Çocuklara ve gençlere çok inandığını vurgulayan usta oyuncu, "Biz torunlarımızın dünyasını yaşıyoruz ve onlar bu dünyada daha güzel şeyler yapacak. Dünyanın çok hızlı koştuğunu düşünüyorum ve onların dünyayı daha güzel bir yere evireceklerini düşünüyorum. Çünkü onlar çok hızlı öğreniyorlar, çok hızlılar ve çok hızlı tüketiyorlar ve inanmıyorlar. Bizim barınak olarak gördüğümüz kendi içimizde barındığımız ya da kendi konfor alanımızda özgür hissettiğimiz şeyleri özgürlük olarak görmüyorlar. Dünyanın toptan bir özgürlüğe ihtiyacı olduğunu biliyorlar ve sanatsal anlamda da bir sürü şey yapıyorlar. Bu dizi sayesinde çok fazla ülkeye gidebiliyorum. Gittiğim bütün festivallerde o genç enerjiyi görünce, 'Bu dünya çok güzel bir yere gidiyor' diyorum" açıklamasını yaptı.
"TÜRKÇEYİ DUYDUKLARI ZAMAN ÇOK ETKİLENİYORLAR"

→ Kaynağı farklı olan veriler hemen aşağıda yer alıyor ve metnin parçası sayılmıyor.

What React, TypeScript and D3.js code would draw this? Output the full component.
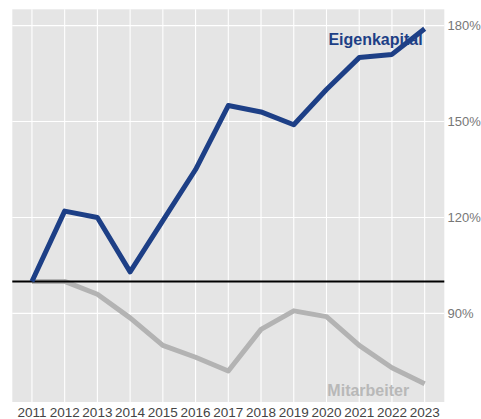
import React from "react";
import * as d3 from "d3";

const years = [2011, 2012, 2013, 2014, 2015, 2016, 2017, 2018, 2019, 2020, 2021, 2022, 2023];
const eigenkapital = [100, 122, 120, 103, 119, 135, 155, 153, 149, 160, 170, 171, 179];
const mitarbeiter = [100, 100, 96, 88.6, 80, 76.3, 72, 85, 90.8, 89, 80, 73, 68];
const yTicks = [90, 120, 150, 180];
const seriesNames = ["Eigenkapital", "Mitarbeiter"];

const W = 481;
const H = 419;
const panel = { left: 12.3, right: 444.3, top: 9.3, bottom: 402 };

export default function App() {
  const x = d3
    .scalePoint<number>()
    .domain(years)
    .range([panel.left, panel.right])
    .padding(0.6);
  const y = d3.scaleLinear().domain([62.3, 185.1]).range([panel.bottom, panel.top]);

  const line = d3
    .line<number>()
    .x((_, i) => x(years[i]) as number)
    .y((d) => y(d));

  const font = "'Liberation Sans', Arial, sans-serif";
  const last = years[years.length - 1];

  return (
    <svg
      width={W}
      height={H}
      style={{ position: "absolute", left: 0, top: 0, background: "#fff" }}
    >
      <rect
        x={panel.left}
        y={panel.top}
        width={panel.right - panel.left}
        height={panel.bottom - panel.top}
        fill="#e5e5e5"
      />
      {yTicks.map((t) => (
        <line
          key={"h" + t}
          x1={panel.left}
          x2={panel.right}
          y1={y(t)}
          y2={y(t)}
          stroke="#fff"
          strokeWidth={1.1}
        />
      ))}
      {years.map((yr) => (
        <line
          key={"v" + yr}
          x1={x(yr)}
          x2={x(yr)}
          y1={panel.top}
          y2={panel.bottom}
          stroke="#fff"
          strokeWidth={1.1}
        />
      ))}
      <path
        d={line(mitarbeiter) || ""}
        fill="none"
        stroke="#b3b3b3"
        strokeWidth={5}
        strokeLinejoin="round"
      />
      <line
        x1={panel.left}
        x2={panel.right}
        y1={y(100)}
        y2={y(100)}
        stroke="#000"
        strokeWidth={2}
      />
      <path
        d={line(eigenkapital) || ""}
        fill="none"
        stroke="#1d3f86"
        strokeWidth={5}
        strokeLinejoin="round"
      />
      <text
        x={(x(last) as number) - 2}
        y={44.5}
        textAnchor="end"
        fontFamily={font}
        fontWeight="bold"
        fontSize={16}
        fill="#1d3f86"
      >
        {seriesNames[0]}
      </text>
      <text
        x={(x(last) as number) - 15.5}
        y={396}
        textAnchor="end"
        fontFamily={font}
        fontWeight="bold"
        fontSize={16}
        fill="#b8b8b8"
      >
        {seriesNames[1]}
      </text>
      {yTicks.map((t) => (
        <text
          key={"yl" + t}
          x={447.5}
          y={y(t) + 4.6}
          fontFamily={font}
          fontSize={13}
          fill="#777"
        >
          {t + "%"}
        </text>
      ))}
      {years.map((yr) => (
        <text
          key={"xl" + yr}
          x={x(yr)}
          y={417.3}
          textAnchor="middle"
          fontFamily={font}
          fontSize={13.5}
          fill="#444"
        >
          {yr}
        </text>
      ))}
    </svg>
  );
}
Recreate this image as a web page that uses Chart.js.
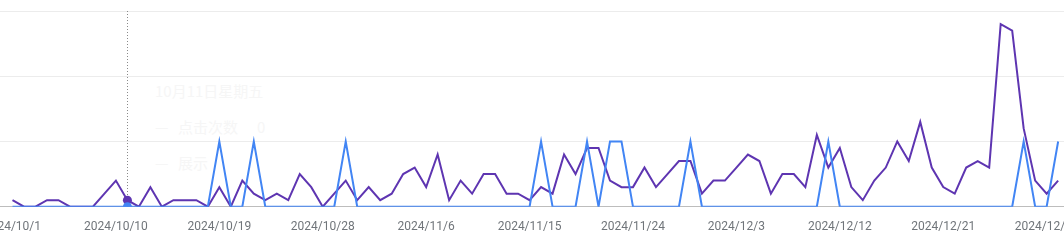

'Bir Garip Orhan Veli' oyununu sahneleyen ve daha önce yurt dışında birçok tiyatro oyununu sahneleyen Reha Özcan, "Bir Garip Orhan Veli’yi de götüreceğim. Orhan Veli'yi yurt dışında İngilizce oynamak istemem, Türkçe oynayacağım. Türkçe oynanması çok önemli çünkü biz başka bir dili duyduğumuz zaman nasıl etkileniyorsak, onlar da Türkçeyi, özellikle iyi konuşulan bir Türkçeyi duydukları zaman çok etkileniyorlar. İngilizce, Almanca ya da Fransızca üst yazıyla, Bir Garip Orhan Veli’yi oynamak istiyorum. Çünkü Türk yazarların birçoğunu tanıyorlar. Orhan Veli şiirleri de tanınmış, çevrilmiş ama popüler değil. Tanımaları lazım çünkü bir sanatçının ürettiği her şey dünyaya hediyedir ve bizim de bu işin aracıları olarak bunu dünyaya götürme zorunluluğumuz var. Bizim görevimiz bu. Bunu yapmak zorundayız" dedi.